WORK INSTRUCTIONS. Don't include pictures. Quote the lines below from the first through the line that contains "22, 15, 18];".

INFORMATION SHOWN.

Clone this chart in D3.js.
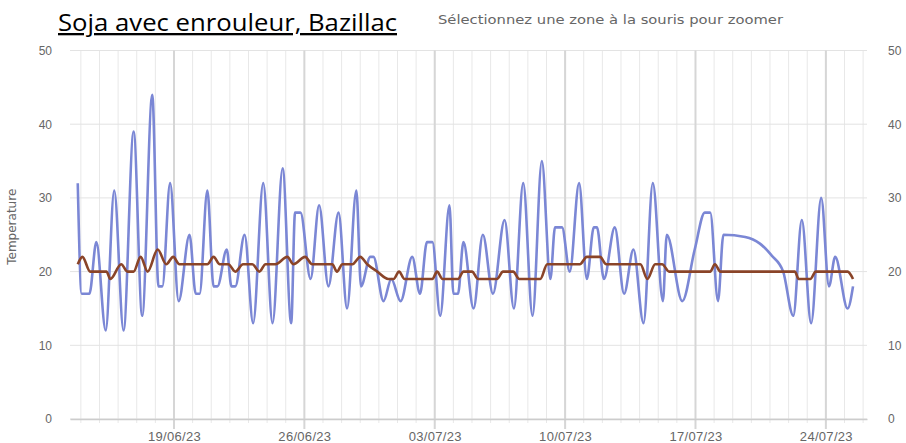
<!DOCTYPE html>
<html>
<head>
<meta charset="utf-8">
<script src="https://cdnjs.cloudflare.com/ajax/libs/d3/7.8.5/d3.min.js"></script>
<style>
  body { margin: 0; background: #fff; }
</style>
</head>
<body>
<div id="chart"></div>
<script>
// hours counted from 13/06/2023 00:00
const startDate = new Date(2023, 5, 13);

const blueHours = [20, 25, 35, 44, 56, 67, 79, 92, 103, 116, 124, 129, 139, 150, 164, 172, 177, 187, 195, 200,
    212, 218, 223, 235, 246, 259, 271, 284, 295, 300, 307, 320, 331, 343, 356, 367, 379, 385, 397, 401,
    414, 424, 436, 451, 461, 470, 477, 487, 499, 504, 510, 517, 530, 542, 555, 570, 582, 594, 606, 618,
    629, 635, 644, 654, 666, 676, 685, 689, 698, 712, 724, 736, 749, 761, 774, 779, 799, 815, 828, 835,
    845, 852, 880, 899, 914, 929, 942, 953, 965, 978, 988, 996, 1012, 1019];
const blueValues = [32, 17, 17, 24, 12, 31, 12, 39, 14, 44, 18, 18, 32, 16, 25, 17, 17, 31, 18, 18,
    23, 18, 18, 25, 13, 32, 13, 34, 13, 28, 28, 19, 29, 18, 28, 15, 31, 18, 22, 22,
    16, 19, 16, 22, 17, 24, 24, 14, 29, 17, 17, 24, 15, 25, 17, 27, 15, 32, 14, 35,
    19, 26, 26, 20, 32, 19, 26, 26, 19, 26, 17, 23, 13, 32, 16, 25, 16, 23, 28, 28,
    16, 25, 24.7, 23.8, 22.2, 20, 14, 27, 13, 30, 18, 22, 15, 18];

const brownHours = [20, 26, 36, 57, 62, 76, 84, 92, 101, 110, 123, 134, 143, 151, 187, 195, 203, 214, 223, 233,
    245, 254, 262, 275, 290, 298, 313, 322, 348, 354, 361, 374, 384, 393, 406, 420, 427, 434, 441, 477,
    483, 490, 510, 517, 528, 536, 560, 568, 581, 589, 616, 625, 667, 676, 693, 701, 745, 754, 764, 773,
    782, 835, 841, 848, 944, 949, 964, 971, 1012, 1019];
const brownValues = [21, 22, 20, 20, 19, 21, 20, 20, 22, 20, 23, 21, 22, 21, 21, 22, 21, 21, 20, 21,
    21, 20, 21, 21, 22, 21, 22, 21, 21, 20, 21, 21, 22, 21, 20, 19, 19, 20, 19, 19,
    20, 19, 19, 20, 20, 19, 19, 20, 20, 19, 19, 21, 21, 22, 22, 21, 21, 19, 21, 21,
    20, 20, 21, 20, 20, 19, 19, 20, 20, 19];

const tickLabels = ["19/06/23", "26/06/23", "03/07/23", "10/07/23", "17/07/23", "24/07/23"];
const yTicks = [0, 10, 20, 30, 40, 50];

const titleText = "Soja avec enrouleur, Bazillac";
const subtitleText = "Sélectionnez une zone à la souris pour zoomer";
const yTitle = "Temperature";

const w = 906;
const h = 443;
const margin = { top: 50.5, right: 39, bottom: 24, left: 70 };

const parseTick = d3.timeParse("%d/%m/%y");
const tickDates = tickLabels.map(parseTick);
const toDate = hr => d3.timeHour.offset(startDate, hr);

const x = d3.scaleTime()
    .domain([toDate(10.7), toDate(1037)])
    .range([margin.left, w - margin.right]);

const y = d3.scaleLinear()
    .domain([0, 50])
    .range([h - margin.bottom, margin.top]);

const svg = d3.select("#chart")
    .append("svg")
    .attr("width", w)
    .attr("height", h)
    .style("font-family", "DejaVu Sans, sans-serif");

// daily minor grid
svg.append("g")
    .selectAll("line")
    .data(d3.timeDay.range(x.domain()[0], x.domain()[1]))
    .enter()
    .append("line")
    .attr("x1", d => x(d)).attr("x2", d => x(d))
    .attr("y1", y(50)).attr("y2", y(0) + 4)
    .attr("stroke", "#e8e8e8")
    .attr("stroke-width", 1);

// horizontal grid
svg.append("g")
    .selectAll("line")
    .data(yTicks)
    .enter()
    .append("line")
    .attr("x1", margin.left).attr("x2", w - margin.right)
    .attr("y1", d => y(d)).attr("y2", d => y(d))
    .attr("stroke", "#e3e3e3")
    .attr("stroke-width", 1);

// weekly major grid
svg.append("g")
    .selectAll("line")
    .data(tickDates)
    .enter()
    .append("line")
    .attr("x1", d => x(d)).attr("x2", d => x(d))
    .attr("y1", y(50)).attr("y2", y(0) + 10)
    .attr("stroke", "#d6d6d6")
    .attr("stroke-width", 2);

// x axis
const xAxis = d3.axisBottom(x)
    .tickValues(tickDates)
    .tickFormat(d3.timeFormat("%d/%m/%y"))
    .tickSize(0)
    .tickPadding(13);

const gx = svg.append("g")
    .attr("transform", `translate(0, ${y(0)})`)
    .call(xAxis);
gx.select(".domain").attr("stroke", "#cccccc").attr("stroke-width", 1.5);
gx.selectAll("text")
    .style("font-size", "13px")
    .style("letter-spacing", "0.3px")
    .attr("fill", "#666");

// left and right y axes
const yLeft = d3.axisLeft(y).tickValues(yTicks).tickSize(0).tickPadding(18);
const gl = svg.append("g")
    .attr("transform", `translate(${margin.left}, 0)`)
    .call(yLeft);
gl.select(".domain").remove();
gl.selectAll("text").style("font-size", "12px").attr("fill", "#666");

const yRight = d3.axisRight(y).tickValues(yTicks).tickSize(0).tickPadding(21);
const gr = svg.append("g")
    .attr("transform", `translate(${w - margin.right}, 0)`)
    .call(yRight);
gr.select(".domain").remove();
gr.selectAll("text").style("font-size", "12px").attr("fill", "#666");

svg.append("text")
    .attr("transform", `translate(16, ${y(25) - 8}) rotate(-90)`)
    .attr("text-anchor", "middle")
    .style("font-size", "12px")
    .attr("fill", "#666")
    .text(yTitle);

// series
const line = d3.line()
    .x(d => x(toDate(d[0])))
    .y(d => y(d[1]))
    .curve(d3.curveMonotoneX);

const blueData = blueHours.map((hr, i) => [hr, blueValues[i]]);
const brownData = brownHours.map((hr, i) => [hr, brownValues[i]]);

svg.append("path")
    .datum(blueData)
    .attr("d", line)
    .attr("fill", "none")
    .attr("stroke", "#7b87d5")
    .attr("stroke-width", 2.6)
    .attr("stroke-linejoin", "round");

svg.append("path")
    .datum(brownData)
    .attr("d", line)
    .attr("fill", "none")
    .attr("stroke", "#8a4428")
    .attr("stroke-width", 2.6)
    .attr("stroke-linejoin", "round");

// titles
svg.append("text")
    .attr("x", 58)
    .attr("y", 31)
    .attr("textLength", 339)
    .attr("lengthAdjust", "spacingAndGlyphs")
    .style("font-family", "Open Sans, sans-serif")
    .style("font-size", "23px")
    .style("text-decoration", "underline")
    .attr("fill", "#000")
    .text(titleText);

svg.append("text")
    .attr("x", 438)
    .attr("y", 24)
    .attr("textLength", 345)
    .attr("lengthAdjust", "spacingAndGlyphs")
    .style("font-size", "12.5px")
    .attr("fill", "#666")
    .text(subtitleText);
</script>
</body>
</html>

OUTPUT FOR THIS TASK.
Clone this chart in D3.js.
<!DOCTYPE html>
<html>
<head>
<meta charset="utf-8">
<script src="https://cdnjs.cloudflare.com/ajax/libs/d3/7.8.5/d3.min.js"></script>
<style>
  body { margin: 0; background: #fff; }
</style>
</head>
<body>
<div id="chart"></div>
<script>
// hours counted from 13/06/2023 00:00
const startDate = new Date(2023, 5, 13);

const blueHours = [20, 25, 35, 44, 56, 67, 79, 92, 103, 116, 124, 129, 139, 150, 164, 172, 177, 187, 195, 200,
    212, 218, 223, 235, 246, 259, 271, 284, 295, 300, 307, 320, 331, 343, 356, 367, 379, 385, 397, 401,
    414, 424, 436, 451, 461, 470, 477, 487, 499, 504, 510, 517, 530, 542, 555, 570, 582, 594, 606, 618,
    629, 635, 644, 654, 666, 676, 685, 689, 698, 712, 724, 736, 749, 761, 774, 779, 799, 815, 828, 835,
    845, 852, 880, 899, 914, 929, 942, 953, 965, 978, 988, 996, 1012, 1019];
const blueValues = [32, 17, 17, 24, 12, 31, 12, 39, 14, 44, 18, 18, 32, 16, 25, 17, 17, 31, 18, 18,
    23, 18, 18, 25, 13, 32, 13, 34, 13, 28, 28, 19, 29, 18, 28, 15, 31, 18, 22, 22,
    16, 19, 16, 22, 17, 24, 24, 14, 29, 17, 17, 24, 15, 25, 17, 27, 15, 32, 14, 35,
    19, 26, 26, 20, 32, 19, 26, 26, 19, 26, 17, 23, 13, 32, 16, 25, 16, 23, 28, 28,
    16, 25, 24.7, 23.8, 22.2, 20, 14, 27, 13, 30, 18, 22, 15, 18];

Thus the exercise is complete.